**Description of the task:**
Everything from the first line of the data through the line with "function zip(xs, ys)" is to be echoed exactly, minus the pictures.
## start Data extract
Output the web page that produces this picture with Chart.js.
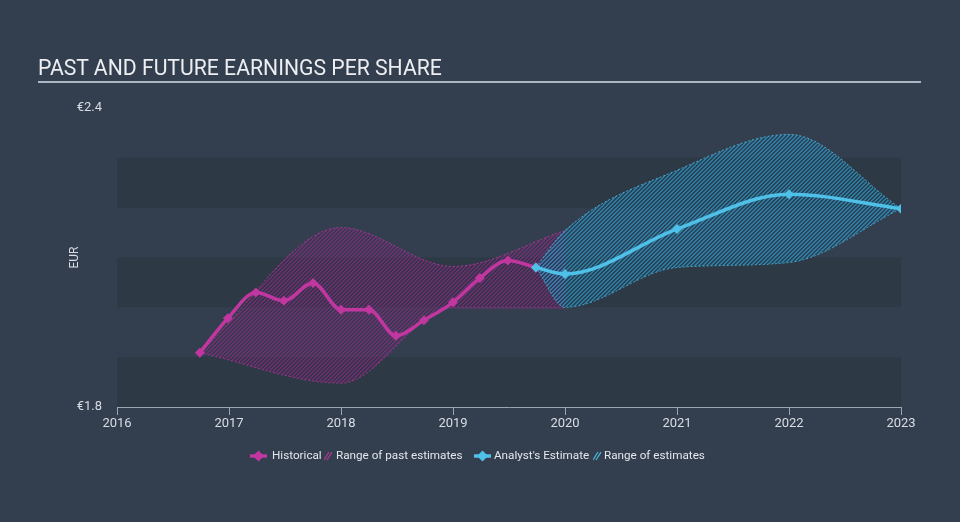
<!DOCTYPE html>
<html><head><meta charset="utf-8">
<script src="https://cdn.jsdelivr.net/npm/chart.js@4.4.1/dist/chart.umd.min.js"></script>
<style>
html,body{margin:0;padding:0;background:#333f4f;}
#wrap{position:relative;width:960px;height:522px;overflow:hidden;background:#333f4f;font-family:Roboto,sans-serif;}
#c{position:absolute;left:0;top:0;}
#title{position:absolute;left:38px;top:56px;font-size:21.2px;color:#eceef1;white-space:nowrap;line-height:24px;}
#rule{position:absolute;left:38px;top:81px;width:883px;height:2px;background:#aeb6c1;}
.lg{position:absolute;top:447px;font-size:11.7px;color:#e4e7eb;line-height:16px;white-space:nowrap;}
.ic{position:absolute;}
</style></head><body>
<div id="wrap">
<canvas id="c" width="960" height="522"></canvas>
<div id="title">PAST AND FUTURE EARNINGS PER SHARE</div>
<div id="rule"></div>
<div id="legend"></div>
</div>
<script>
// ---- data ----
const histX = [2016.74, 2016.99, 2017.24, 2017.49, 2017.75, 2018.0, 2018.25, 2018.49, 2018.74, 2019.0, 2019.24, 2019.49, 2019.74];
const histY = [1.909, 1.978, 2.030, 2.013, 2.049, 1.995, 1.995, 1.943, 1.974, 2.010, 2.059, 2.094, 2.080];
const estX = [2019.74, 2020.0, 2021.0, 2022.0, 2023.0];
const estY = [2.080, 2.067, 2.157, 2.227, 2.198];
const pastRangeX = [2016.74, 2018.0, 2019.0, 2020.0];
const pastRangeHigh = [1.909, 2.160, 2.082, 2.154];
const pastRangeLow = [1.909, 1.848, 1.999, 1.999];
const estRangeX = [2019.74, 2020.0, 2021.0, 2022.0, 2023.0];
const estRangeHigh = [2.080, 2.154, 2.275, 2.347, 2.198];
const estRangeLow = [2.080, 2.000, 2.080, 2.090, 2.198];
const xTickYears = [2016, 2017, 2018, 2019, 2020, 2021, 2022, 2023];
const yTickValues = [1.8, 2.4];
const bandRanges = [[1.8, 1.9], [2.0, 2.1], [2.2, 2.3]];
const legendLabels = ["Historical", "Range of past estimates", "Analyst's Estimate", "Range of estimates"];

// ---- styles ----
const MAG = '#c1379f';
const CYAN = '#4fc1e9';
const TXT = '#d8dde3';

function zip(xs, ys) { return xs.map((x, i) => ({ x: x, y: ys[i] })); }

function hatch(base, stripe) {
  const c = document.createElement('canvas');
  c.width = 4; c.height = 4;
  const g = c.getContext('2d');
  g.fillStyle = base; g.fillRect(0, 0, 4, 4);
  g.fillStyle = stripe;
  for (let i = 0; i < 4; i++) { g.fillRect(i, 3 - i, 1, 1); g.fillRect((i + 1) % 4, 3 - i, 1, 1); }
  return g.createPattern(c, 'repeat');
}
const magPattern = hatch('rgba(80,30,90,0.2)', 'rgba(160,45,145,0.5)');
const cyanPattern = hatch('rgba(20,90,130,0.32)', 'rgba(60,165,210,0.55)');

const bandPlugin = {
  id: 'bands',
  beforeDatasetsDraw(chart) {
    const { ctx, chartArea, scales } = chart;
    ctx.save();
    ctx.fillStyle = '#2e3946';
    bandRanges.forEach(([a, b]) => {
      const y1 = scales.y.getPixelForValue(b), y2 = scales.y.getPixelForValue(a);
      ctx.fillRect(chartArea.left, y1, chartArea.right - chartArea.left, y2 - y1);
    });
    ctx.restore();
  }
};

const rangeStyle = (col) => ({
  borderColor: col, borderWidth: 1, borderDash: [2, 2], pointRadius: 0,
  cubicInterpolationMode: 'monotone'
});

new Chart(document.getElementById('c'), {
  type: 'line',
  data: {
    datasets: [
      { label: legendLabels[0], data: zip(histX, histY), borderColor: MAG, backgroundColor: MAG,
        borderWidth: 3.5, pointStyle: 'rectRot', pointRadius: 5, pointBorderWidth: 0,
        cubicInterpolationMode: 'monotone', fill: false, order: 1 },
      { label: legendLabels[2], data: zip(estX, estY), borderColor: CYAN, backgroundColor: CYAN,
        borderWidth: 3.5, pointStyle: 'rectRot', pointRadius: 5, pointBorderWidth: 0,
        cubicInterpolationMode: 'monotone', fill: false, order: 0 },
      Object.assign({ label: legendLabels[1], data: zip(pastRangeX, pastRangeHigh), fill: '+1', backgroundColor: magPattern, order: 4 }, rangeStyle('rgba(193,55,159,0.8)')),
      Object.assign({ label: legendLabels[1] + ' low', data: zip(pastRangeX, pastRangeLow), fill: false, order: 4 }, rangeStyle('rgba(193,55,159,0.8)')),
      Object.assign({ label: legendLabels[3], data: zip(estRangeX, estRangeHigh), fill: '+1', backgroundColor: cyanPattern, order: 3 }, rangeStyle('rgba(79,193,233,0.8)')),
      Object.assign({ label: legendLabels[3] + ' low', data: zip(estRangeX, estRangeLow), fill: false, order: 3 }, rangeStyle('rgba(79,193,233,0.8)'))
    ]
  },
  options: {
    responsive: false, animation: false, devicePixelRatio: 1,
    layout: { padding: { left: 64, right: 59, top: 108, bottom: 0 } },
    plugins: { legend: { display: false }, tooltip: { enabled: false } },
    scales: {
      x: {
        type: 'linear', min: 2016, max: 2023,
        afterBuildTicks: (s) => { s.ticks = xTickYears.map(v => ({ value: v })); },
        afterFit: (s) => { s.height = 115; },
        ticks: { color: TXT, font: { family: 'Roboto', size: 13 }, padding: 1, maxRotation: 0, autoSkip: false,
                 callback: (v) => String(v) },
        grid: { display: true, drawOnChartArea: false, drawTicks: true, tickLength: 8, color: '#9aa6b5' },
        border: { display: true, color: '#9aa6b5', width: 1 }
      },
      y: {
        min: 1.8, max: 2.4,
        afterBuildTicks: (s) => { s.ticks = yTickValues.map(v => ({ value: v })); },
        afterFit: (s) => { s.width = 53; },
        ticks: { color: TXT, font: { family: 'Roboto', size: 13 }, padding: 15,
                 callback: (v) => '\u20ac' + Number(v).toFixed(1) },
        grid: { display: false, drawTicks: false, tickLength: 0 },
        border: { display: false },
        title: { display: true, text: 'EUR', color: TXT, font: { family: 'Roboto', size: 12 }, padding: { top: 4, bottom: 0 } }
      }
    }
  },
  plugins: [bandPlugin]
});

// ---- legend ----
function lineIcon(col) {
  const c = document.createElement('canvas'); c.width = 17; c.height = 12;
  const g = c.getContext('2d');
  g.strokeStyle = col; g.lineWidth = 3.5; g.beginPath(); g.moveTo(0, 6); g.lineTo(17, 6); g.stroke();
  g.fillStyle = col; g.beginPath(); g.moveTo(8.5, 0.5); g.lineTo(14, 6); g.lineTo(8.5, 11.5); g.lineTo(3, 6); g.closePath(); g.fill();
  return c;
}
function hatchIcon(col) {
  const c = document.createElement('canvas'); c.width = 8; c.height = 10;
  const g = c.getContext('2d');
  g.strokeStyle = col; g.lineWidth = 1.2;
  [[0, 9, 5, 1], [3, 9, 8, 1]].forEach(([a, b, d, e]) => { g.beginPath(); g.moveTo(a, b); g.lineTo(d, e); g.stroke(); });
  return c;
}
const lg = document.getElementById('legend');
function place(el, x, y) { el.style.left = x + 'px'; el.style.top = y + 'px'; lg.appendChild(el); }
const items = [
  { icon: lineIcon(MAG), ix: 250, iy: 450, text: legendLabels[0], tx: 272 },
  { icon: hatchIcon('rgba(193,55,159,0.9)'), ix: 324, iy: 451, text: legendLabels[1], tx: 336 },
  { icon: lineIcon(CYAN), ix: 474, iy: 450, text: legendLabels[2], tx: 494 },
  { icon: hatchIcon('rgba(79,193,233,0.9)'), ix: 593, iy: 451, text: legendLabels[3], tx: 604 }
];
items.forEach(it => {
  it.icon.className = 'ic'; place(it.icon, it.ix, it.iy);
  const s = document.createElement('div'); s.className = 'lg'; s.textContent = it.text; place(s, it.tx, 447);
});
</script>
</body></html>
## end Data extract
**Exercise answer:**
Output the web page that produces this picture with Chart.js.
<!DOCTYPE html>
<html><head><meta charset="utf-8">
<script src="https://cdn.jsdelivr.net/npm/chart.js@4.4.1/dist/chart.umd.min.js"></script>
<style>
html,body{margin:0;padding:0;background:#333f4f;}
#wrap{position:relative;width:960px;height:522px;overflow:hidden;background:#333f4f;font-family:Roboto,sans-serif;}
#c{position:absolute;left:0;top:0;}
#title{position:absolute;left:38px;top:56px;font-size:21.2px;color:#eceef1;white-space:nowrap;line-height:24px;}
#rule{position:absolute;left:38px;top:81px;width:883px;height:2px;background:#aeb6c1;}
.lg{position:absolute;top:447px;font-size:11.7px;color:#e4e7eb;line-height:16px;white-space:nowrap;}
.ic{position:absolute;}
</style></head><body>
<div id="wrap">
<canvas id="c" width="960" height="522"></canvas>
<div id="title">PAST AND FUTURE EARNINGS PER SHARE</div>
<div id="rule"></div>
<div id="legend"></div>
</div>
<script>
// ---- data ----
const histX = [2016.74, 2016.99, 2017.24, 2017.49, 2017.75, 2018.0, 2018.25, 2018.49, 2018.74, 2019.0, 2019.24, 2019.49, 2019.74];
const histY = [1.909, 1.978, 2.030, 2.013, 2.049, 1.995, 1.995, 1.943, 1.974, 2.010, 2.059, 2.094, 2.080];
const estX = [2019.74, 2020.0, 2021.0, 2022.0, 2023.0];
const estY = [2.080, 2.067, 2.157, 2.227, 2.198];
const pastRangeX = [2016.74, 2018.0, 2019.0, 2020.0];
const pastRangeHigh = [1.909, 2.160, 2.082, 2.154];
const pastRangeLow = [1.909, 1.848, 1.999, 1.999];
const estRangeX = [2019.74, 2020.0, 2021.0, 2022.0, 2023.0];
const estRangeHigh = [2.080, 2.154, 2.275, 2.347, 2.198];
const estRangeLow = [2.080, 2.000, 2.080, 2.090, 2.198];
const xTickYears = [2016, 2017, 2018, 2019, 2020, 2021, 2022, 2023];
const yTickValues = [1.8, 2.4];
const bandRanges = [[1.8, 1.9], [2.0, 2.1], [2.2, 2.3]];
const legendLabels = ["Historical", "Range of past estimates", "Analyst's Estimate", "Range of estimates"];

// ---- styles ----
const MAG = '#c1379f';
const CYAN = '#4fc1e9';
const TXT = '#d8dde3';

function zip(xs, ys) { return xs.map((x, i) => ({ x: x, y: ys[i] })); }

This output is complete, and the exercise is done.